A child born today will see more images in a lifetime than the number of stars in the universe. But how do children learn the skills that will help them respond to the world around them with "thinking"rather than "passive"eyes? The Kinder Foundation Gallery exhibition Teach Me to See presents works of art created by students from Presbyterian School and from Small Steps Nurturing Center. Both schools participated in Museum of Fine Arts, Houston
Storytime Tours, a program of tours for children in pre-kindergarten to 2nd grade. The students participated in six one-hour guided tours of the museum designed to foster close and careful looking at works of art and to support classroom learning.
Describing the goals of the Storytime Tours program, Dr. Victoria Ramirez, W.T. and Louise J. Moran Education Director at the MFAH, said, "Our Storytime Tours program exemplifies the very best in bringing together early childhood education and the art museum. Bringing children to the museum at a young age and sharing the world of art with them using children´s books and activities is a comfortable and relevant way to introduce them to the joys of learning and discovery. This program also prepares young students for the future as they grow as thinking individuals and develop into thoughtful students who need to learn the skills of forming their own ideas through experience."
The MFAH Storytime Tours program is based on the premise that for children as young as 4 years old, visiting the art museum supports their social and behavioral development. Furthermore, learning about and engaging with art helps develop the cognitive skills that allow children to relate the concepts they are learning in the classroom to the world outside of their school. As such, the program combines the reading of children´s literature in front of a work of art with discussion and other activities designed to help students understand and make sense of what they see. Activities include articulating what they see, using their senses to experience art, and imagining unseen details in a work of art followed by discussion and questions. Back at school, students create their own works of art inspired by their museum visits. For Teach Me to See, students were guided by art specialists Jacqueline Chaltain and Kaeli Holland.

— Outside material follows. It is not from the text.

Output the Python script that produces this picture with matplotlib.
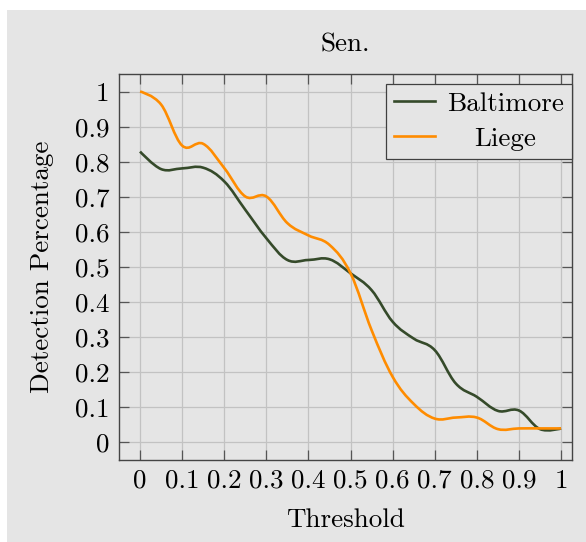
import matplotlib
matplotlib.use("Agg")
import matplotlib.pyplot as plt
from matplotlib.path import Path
from matplotlib.patches import PathPatch, Rectangle
from matplotlib.lines import Line2D
import numpy as np

# datos (umbral cada 0.05)
umbral = [0.0, 0.05, 0.1, 0.15, 0.2, 0.25, 0.3, 0.35, 0.4, 0.45, 0.5,
          0.55, 0.6, 0.65, 0.7, 0.75, 0.8, 0.85, 0.9, 0.95, 1.0]
baltimore = [0.829, 0.779, 0.781, 0.783, 0.744, 0.663, 0.582, 0.52, 0.52, 0.522, 0.482,
             0.434, 0.344, 0.296, 0.263, 0.168, 0.13, 0.09, 0.091, 0.038, 0.04]
liege = [1.0, 0.963, 0.846, 0.851, 0.782, 0.701, 0.701, 0.625, 0.59, 0.563, 0.482,
         0.32, 0.187, 0.11, 0.068, 0.071, 0.071, 0.038, 0.04, 0.04, 0.04]
series = ["Baltimore", "Liege"]
colores = ["#354a2a", "#ff8c00"]
ticks = [0, 0.1, 0.2, 0.3, 0.4, 0.5, 0.6, 0.7, 0.8, 0.9, 1]
etiquetas = ["0", "0.1", "0.2", "0.3", "0.4", "0.5", "0.6", "0.7", "0.8", "0.9", "1"]

plt.rcParams["font.family"] = "cmr10"
plt.rcParams["axes.formatter.use_mathtext"] = True
plt.rcParams["mathtext.fontset"] = "cm"

FONDO = "#e5e5e5"
FS = 19.5


def curva_suave(xs, ys, tension=0.183):
    # curva tipo "smooth" de pgfplots con beziers
    p = np.column_stack([xs, ys])
    n = len(p)
    verts = [p[0]]
    codes = [Path.MOVETO]
    for i in range(n - 1):
        prev = p[i - 1] if i > 0 else p[i]
        nxt = p[i + 2] if i + 2 < n else p[i + 1]
        c1 = p[i] + tension * (p[i + 1] - prev) if i > 0 else p[i]
        c2 = p[i + 1] - tension * (nxt - p[i]) if i + 2 < n else p[i + 1]
        verts += [c1, c2, p[i + 1]]
        codes += [Path.CURVE4] * 3
    return Path(verts, codes)


fig = plt.figure(figsize=(5.86, 5.42), dpi=100)
fig.patch.set_facecolor("white")
fig.patches.append(Rectangle((7 / 586, 0), 1, 1 - 10 / 542, transform=fig.transFigure,
                             facecolor=FONDO, edgecolor="none", zorder=-10))

ax = fig.add_axes([119 / 586, 1 - 460 / 542, (572 - 119) / 586, (460 - 74) / 542])
ax.set_facecolor(FONDO)

for nombre, datos, color in zip(series, [baltimore, liege], colores):
    ax.add_patch(PathPatch(curva_suave(umbral, datos), facecolor="none",
                           edgecolor=color, lw=1.9, zorder=3))

ax.set_xlim(-0.05, 1.026)
ax.set_ylim(-0.05, 1.05)
ax.set_xticks(ticks)
ax.set_yticks(ticks)
ax.set_xticklabels(etiquetas)
ax.set_yticklabels(etiquetas)

ax.grid(True, color="#c2c2c2", lw=0.9)
ax.set_axisbelow(True)
ax.tick_params(direction="in", length=7, width=0.9, color="#555555",
               top=True, right=True, labelsize=FS)
ax.tick_params(axis="x", pad=6.5)
ax.tick_params(axis="y", pad=7)
for s in ax.spines.values():
    s.set_color("#444444")
    s.set_linewidth(1.0)

ax.set_title("Sen.", fontsize=FS, pad=16)
ax.set_xlabel("Threshold", fontsize=FS, labelpad=11)
ax.set_ylabel("Detection Percentage", fontsize=FS, labelpad=15)

handles = [Line2D([], [], color=c, lw=1.9) for c in colores]
leg = ax.legend(handles, series, loc="upper right", bbox_to_anchor=(1.0, 0.975),
                borderaxespad=0, fancybox=False, framealpha=1, fontsize=FS,
                handlelength=1.5, handletextpad=0.45, labelspacing=0.4,
                borderpad=0.3)
leg.get_frame().set_facecolor(FONDO)
leg.get_frame().set_edgecolor("#404040")
leg.get_frame().set_linewidth(0.9)

# centrar las etiquetas de la leyenda como en pgfplots
fig.canvas.draw()
r = fig.canvas.get_renderer()
anchos = [t.get_window_extent(r).width for t in leg.get_texts()]
for t, w in zip(leg.get_texts(), anchos):
    t.set_x((max(anchos) - w) / 2)

fig.savefig("out.png", dpi=100, facecolor=fig.get_facecolor())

Chaltain brought 2nd grade students from Presbyterian School to the museum to participate in the Storytime Tours program. The students each selected one of the paintings they had seen and created a work of art in response. Half of the student works are on view at the MFAH, and the other half are displayed in the administrative offices of Presbyterian School, located at 10 Oakdale Street, one block from the museum.
"My students did a marvelous job analyzing the characteristics of each artist´s style, even pointing out that Maurice Prendergast´s work shows crowds of people but John Singer Sargent´s work depicts small groups or just one or two people," said Chaltain. "Controlling watercolor so that the colors did not bleed was a big challenge, but my students were determined to learn. I hope this project is only the beginning of their lifelong engagement with the arts."
Holland brought her pre-K and kindergarten students from Small Steps Nurturing Center to the MFAH to participate in the Storytime Tours program. The students then created their own works of art using water-based paints and pre-cut shapes of clouds and boats.
"It´s really exciting to see the inventiveness of students even within the narrow parameters of an assignment," said Holland. "One student decided his extra boat would become a sail ´blowing in the wind.´ Another student used scraps placed under her boat as fish swimming under water. The paper becomes their playground; it´s like they´re swimming inside their own little water scene. For the younger students, this is a great way to begin experiencing mixed media and to apply the use of contrast not only with color, but with textures as well."
The exhibition Teach Me to See (July 3, 2010January 9, 2011) showcases 21 works of art made by students at Presbyterian School and 29 works of art made by students from Small Steps Nurturing Center. The Kinder Foundation Gallery is located at the Museum of Fine Arts, Houston, in the Caroline Wiess Law Building, 1001 Bissonnet at Main (free parking across the street).